* _Data excerpt_:
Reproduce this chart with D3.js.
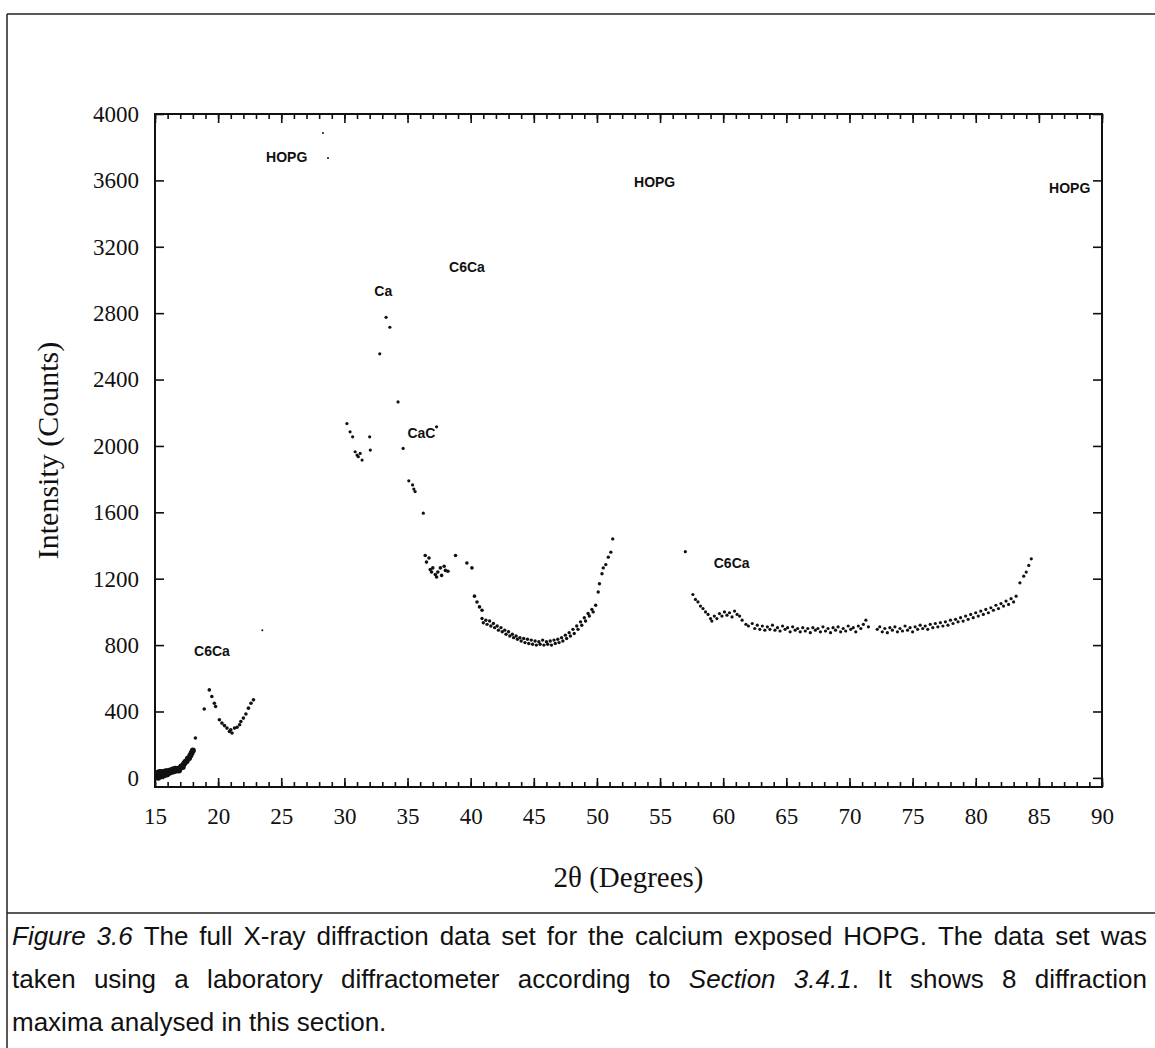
<!DOCTYPE html>
<html>
<head>
<meta charset="utf-8">
<script src="https://cdn.jsdelivr.net/npm/d3@7/dist/d3.min.js"></script>
<style>
  html, body { margin: 0; padding: 0; background: #fff; }
  svg { display: block; }
</style>
</head>
<body>
<svg id="chart" width="1155" height="1048"></svg>
<script>
// ---------------- DATA ----------------
const xTicks = [15, 20, 25, 30, 35, 40, 45, 50, 55, 60, 65, 70, 75, 80, 85, 90];
const yTicks = [0, 400, 800, 1200, 1600, 2000, 2400, 2800, 3200, 3600, 4000];

// [2θ (deg), intensity (counts)]
const lowAngle = [[15.0,20],[15.05,5],[15.1,30],[15.15,10],[15.2,25],[15.25,0],[15.3,20],[15.35,35],[15.4,10],[15.45,25],[15.5,15],[15.55,35],[15.6,20],[15.65,30],[15.7,15],[15.75,35],[15.8,25],[15.85,40],[15.9,30],[15.95,20],[16.0,40],[16.1,30],[16.2,45],[16.3,35],[16.4,50],[16.5,40],[16.6,55],[16.7,45],[16.8,55],[16.9,45],[17.0,60],[17.1,70],[17.2,65],[17.3,85],[17.4,95],[17.5,100],[17.6,115],[17.7,120],[17.8,135],[17.9,150],[18.0,165]];
const peak19 = [[18.2,240],[18.9,415],[19.3,530],[19.5,490],[19.7,450],[19.8,430],[20.1,350],[20.3,330],[20.5,315],[20.7,300],[20.9,280],[21.0,290],[21.1,270],[21.3,300],[21.5,305],[21.7,320],[21.8,340],[22.0,360],[22.2,385],[22.4,420],[22.6,450],[22.8,470]];
const hopg002 = [[23.5,890],[28.3,3885],[28.7,3735]];
const caRegion = [[30.2,2135],[30.45,2085],[30.65,2055],[30.85,1965],[31.0,1945],[31.1,1935],[31.25,1955],[31.4,1915],[32.0,2055],[32.05,1975],[32.8,2555],[33.3,2775],[33.6,2715],[34.25,2265],[34.65,1985],[35.1,1790],[35.4,1765],[35.5,1740],[35.6,1725],[36.25,1595],[37.3,2115]];
const c6caRegion = [[36.4,1340],[36.5,1300],[36.7,1325],[36.8,1255],[36.9,1240],[37.0,1265],[37.2,1225],[37.3,1210],[37.4,1240],[37.6,1265],[37.7,1220],[37.9,1275],[38.0,1250],[38.2,1245],[38.8,1340],[39.7,1295],[40.1,1265],[40.3,1095],[40.5,1060],[40.7,1030],[40.9,1010]];
const valley45 = [[40.9,960],[41.0,935],[41.2,950],[41.3,925],[41.5,945],[41.6,915],[41.8,930],[41.9,905],[42.1,915],[42.2,890],[42.4,905],[42.5,880],[42.7,890],[42.8,865],[43.0,880],[43.1,855],[43.3,865],[43.4,845],[43.6,855],[43.7,835],[43.9,845],[44.0,825],[44.2,840],[44.3,815],[44.5,835],[44.6,810],[44.8,830],[44.9,805],[45.1,825],[45.2,800],[45.4,820],[45.5,805],[45.7,830],[45.8,800],[46.0,820],[46.1,805],[46.3,825],[46.4,800],[46.6,830],[46.7,810],[46.9,835],[47.0,815],[47.2,845],[47.3,825],[47.5,860],[47.6,840],[47.8,875],[47.9,855],[48.1,895],[48.2,870],[48.4,915],[48.5,895],[48.7,940],[48.8,920],[49.0,965],[49.1,945],[49.3,990],[49.4,975],[49.6,1015],[49.7,1000],[49.9,1040],[50.1,1120],[50.2,1170],[50.4,1230],[50.5,1265],[50.7,1285],[50.9,1330],[51.1,1360],[51.25,1440]];
const plateau70 = [[57.0,1363],[57.6,1105],[57.8,1075],[58.0,1060],[58.2,1035],[58.4,1020],[58.6,1000],[58.8,985],[59.0,960],[59.1,945],[59.3,975],[59.5,960],[59.7,990],[59.9,975],[60.1,1000],[60.3,980],[60.5,995],[60.7,970],[60.9,1005],[61.1,985],[61.3,975],[61.5,950],[61.8,925],[62.0,915],[62.3,930],[62.5,900],[62.7,920],[62.9,895],[63.1,915],[63.3,890],[63.5,910],[63.7,895],[63.9,920],[64.1,890],[64.3,905],[64.5,885],[64.7,915],[64.9,895],[65.1,905],[65.3,880],[65.5,910],[65.7,890],[65.9,900],[66.1,880],[66.3,905],[66.5,885],[66.7,900],[66.9,875],[67.1,905],[67.3,890],[67.5,900],[67.7,880],[67.9,910],[68.1,885],[68.3,900],[68.5,875],[68.7,905],[68.9,890],[69.1,910],[69.3,880],[69.5,900],[69.7,885],[69.9,915],[70.1,895],[70.3,905],[70.5,880],[70.7,915],[70.9,900],[71.1,925],[71.3,950],[71.5,910],[72.2,895],[72.4,910],[72.6,880],[72.8,900],[73.0,875],[73.2,905],[73.4,890],[73.6,910],[73.8,880],[74.0,900],[74.2,885],[74.4,915],[74.6,890],[74.8,905],[75.0,880],[75.2,910],[75.4,895],[75.6,920],[75.8,900],[76.0,915],[76.2,895],[76.4,925],[76.6,905],[76.8,930],[77.0,910],[77.2,935],[77.4,915],[77.6,940],[77.8,920],[78.0,950],[78.2,930],[78.4,955],[78.6,940],[78.8,965],[79.0,945],[79.2,975],[79.4,955],[79.6,985],[79.8,965],[80.0,995],[80.2,975],[80.4,1005],[80.6,985],[80.8,1015],[81.0,995],[81.2,1025],[81.4,1010],[81.6,1040],[81.8,1020],[82.0,1050],[82.2,1035],[82.4,1065],[82.6,1045],[82.8,1080],[83.0,1060],[83.2,1095],[83.5,1175],[83.8,1215],[84.0,1240],[84.2,1280],[84.4,1320]];

// peak annotations: [text, 2θ, counts]
const peakLabels = [
  ["HOPG", 25.43, 3743],
  ["HOPG", 54.57, 3592],
  ["HOPG", 87.44, 3552],
  ["Ca", 33.08, 2935],
  ["C6Ca", 39.71, 3080],
  ["CaC", 36.1, 2078],
  ["C6Ca", 19.51, 767],
  ["C6Ca", 60.67, 1293]
];

const xTitle = "2\u03B8 (Degrees)";
const yTitle = "Intensity (Counts)";
const captionLines = [
  "*Figure 3.6* The full X-ray diffraction data set for the calcium exposed HOPG. The data set was",
  "taken using a laboratory diffractometer according to *Section 3.4.1*. It shows 8 diffraction",
  "maxima analysed in this section."
];

// ---------------- DRAWING ----------------
const svg = d3.select("#chart");
svg.append("rect").attr("width", 1155).attr("height", 1048).attr("fill", "#fff");

const L = 155, R = 1102, T = 114, B = 787;
const x = d3.scaleLinear().domain([15, 90]).range([L, R]);
const y = d3.scaleLinear().domain([-55, 4000]).range([B, T]);

const serif = "'Liberation Serif','Times New Roman',serif";
const sans = "'Liberation Sans',Arial,sans-serif";

// outer figure frame
const frame = svg.append("g").attr("stroke", "#222").attr("stroke-width", 1.5).attr("fill", "none");
frame.append("line").attr("x1", 7).attr("y1", 14).attr("x2", 1155).attr("y2", 14);
frame.append("line").attr("x1", 7).attr("y1", 14).attr("x2", 7).attr("y2", 1048);
frame.append("line").attr("x1", 7).attr("y1", 913).attr("x2", 1155).attr("y2", 913);

// clip
svg.append("clipPath").attr("id", "plotclip").append("rect")
  .attr("x", L).attr("y", T).attr("width", R - L).attr("height", B - T);

// axes
function styleAxis(g) {
  g.select(".domain").remove();
  g.selectAll(".tick line").attr("stroke", "#111").attr("stroke-width", 1.6);
}
const minorX = d3.range(15, 91, 1);
svg.append("g").attr("transform", `translate(0,${B})`)
  .call(d3.axisBottom(x).tickValues(minorX).tickSizeInner(-5).tickSizeOuter(0).tickFormat(""))
  .call(styleAxis);
svg.append("g").attr("transform", `translate(0,${T})`)
  .call(d3.axisTop(x).tickValues(minorX).tickSizeInner(-5).tickSizeOuter(0).tickFormat(""))
  .call(styleAxis);
const xb = svg.append("g").attr("transform", `translate(0,${B})`)
  .call(d3.axisBottom(x).tickValues(xTicks).tickSizeInner(-9).tickSizeOuter(0).tickPadding(21).tickFormat(d3.format("d")))
  .call(styleAxis);
xb.selectAll("text").attr("font-family", serif).attr("font-size", 23).attr("fill", "#111");
svg.append("g").attr("transform", `translate(0,${T})`)
  .call(d3.axisTop(x).tickValues(xTicks).tickSizeInner(-9).tickSizeOuter(0).tickFormat(""))
  .call(styleAxis);
const yl = svg.append("g").attr("transform", `translate(${L},0)`)
  .call(d3.axisLeft(y).tickValues(yTicks).tickSizeInner(-9).tickSizeOuter(0).tickPadding(16).tickFormat(d3.format("d")))
  .call(styleAxis);
yl.selectAll("text").attr("font-family", serif).attr("font-size", 23).attr("fill", "#111");
svg.append("g").attr("transform", `translate(${R},0)`)
  .call(d3.axisRight(y).tickValues(yTicks).tickSizeInner(-9).tickSizeOuter(0).tickFormat(""))
  .call(styleAxis);

// plot frame
svg.append("rect").attr("x", L).attr("y", T).attr("width", R - L).attr("height", B - T)
  .attr("fill", "none").attr("stroke", "#111").attr("stroke-width", 2);

// points
const pts = svg.append("g").attr("clip-path", "url(#plotclip)").attr("fill", "#111");
const groups = [
  {data: lowAngle, r: 3},
  {data: peak19, r: 1.8},
  {data: hopg002, r: 1},
  {data: caRegion, r: 1.6},
  {data: c6caRegion, r: 1.8},
  {data: valley45, r: 1.7},
  {data: plateau70, r: 1.6}
];
groups.forEach(gp => {
  pts.selectAll(null).data(gp.data).enter().append("circle")
    .attr("cx", d => x(d[0])).attr("cy", d => y(d[1])).attr("r", gp.r);
});

// peak labels
svg.append("g").selectAll("text").data(peakLabels).enter().append("text")
  .attr("x", d => x(d[1])).attr("y", d => y(d[2]))
  .attr("text-anchor", "middle").attr("dominant-baseline", "central")
  .attr("font-family", sans).attr("font-weight", "bold").attr("font-size", 14).attr("fill", "#111")
  .text(d => d[0]);

// axis titles
svg.append("text").attr("transform", `translate(47,${(T + B) / 2}) rotate(-90)`)
  .attr("text-anchor", "middle").attr("dominant-baseline", "central")
  .attr("font-family", serif).attr("font-size", 30).attr("fill", "#111").text(yTitle);
svg.append("text").attr("x", (L + R) / 2).attr("y", 877)
  .attr("text-anchor", "middle").attr("dominant-baseline", "central")
  .attr("font-family", serif).attr("font-size", 29).attr("fill", "#111").text(xTitle);

// caption (justified, sized so the first line sets with normal word spacing)
const capLeft = 12, capRight = 1147, capBase = [945, 988, 1031];
function parseWords(line) {
  const words = [];
  let italic = false, cur = [], seg = "";
  const pushSeg = () => { if (seg.length) { cur.push([seg, italic]); seg = ""; } };
  for (const ch of line) {
    if (ch === "*") { pushSeg(); italic = !italic; }
    else if (ch === " ") { pushSeg(); if (cur.length) words.push(cur); cur = []; }
    else seg += ch;
  }
  pushSeg(); if (cur.length) words.push(cur);
  return words;
}
function makeWords(words, fs, yb) {
  return words.map(w => {
    const t = svg.append("text").attr("y", yb)
      .attr("font-family", sans).attr("font-size", fs).attr("fill", "#111");
    w.forEach(s => t.append("tspan").attr("font-style", s[1] ? "italic" : "normal").text(s[0]));
    return t;
  });
}
// measure first line at a probe size
const probeFs = 20;
const probe = makeWords(parseWords(captionLines[0]), probeFs, -100);
const probeW = d3.sum(probe, n => n.node().getComputedTextLength()) + (probe.length - 1) * 0.278 * probeFs;
probe.forEach(n => n.remove());
const capFont = Math.min(26, probeFs * (capRight - capLeft) / probeW);

captionLines.forEach((line, i) => {
  const nodes = makeWords(parseWords(line), capFont, capBase[i]);
  const widths = nodes.map(n => n.node().getComputedTextLength());
  const total = d3.sum(widths);
  const justify = i < captionLines.length - 1;
  const gap = justify ? (capRight - capLeft - total) / (nodes.length - 1) : capFont * 0.278;
  let cx = capLeft;
  nodes.forEach((n, k) => { n.attr("x", cx); cx += widths[k] + gap; });
});
</script>
</body>
</html>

* _What the task requires_: Repeat the lines above, starting at the first and stopping after the line that holds "3200, 3600, 4000];", with the pictures left out.

* _Task solution_:
Reproduce this chart with D3.js.
<!DOCTYPE html>
<html>
<head>
<meta charset="utf-8">
<script src="https://cdn.jsdelivr.net/npm/d3@7/dist/d3.min.js"></script>
<style>
  html, body { margin: 0; padding: 0; background: #fff; }
  svg { display: block; }
</style>
</head>
<body>
<svg id="chart" width="1155" height="1048"></svg>
<script>
// ---------------- DATA ----------------
const xTicks = [15, 20, 25, 30, 35, 40, 45, 50, 55, 60, 65, 70, 75, 80, 85, 90];
const yTicks = [0, 400, 800, 1200, 1600, 2000, 2400, 2800, 3200, 3600, 4000];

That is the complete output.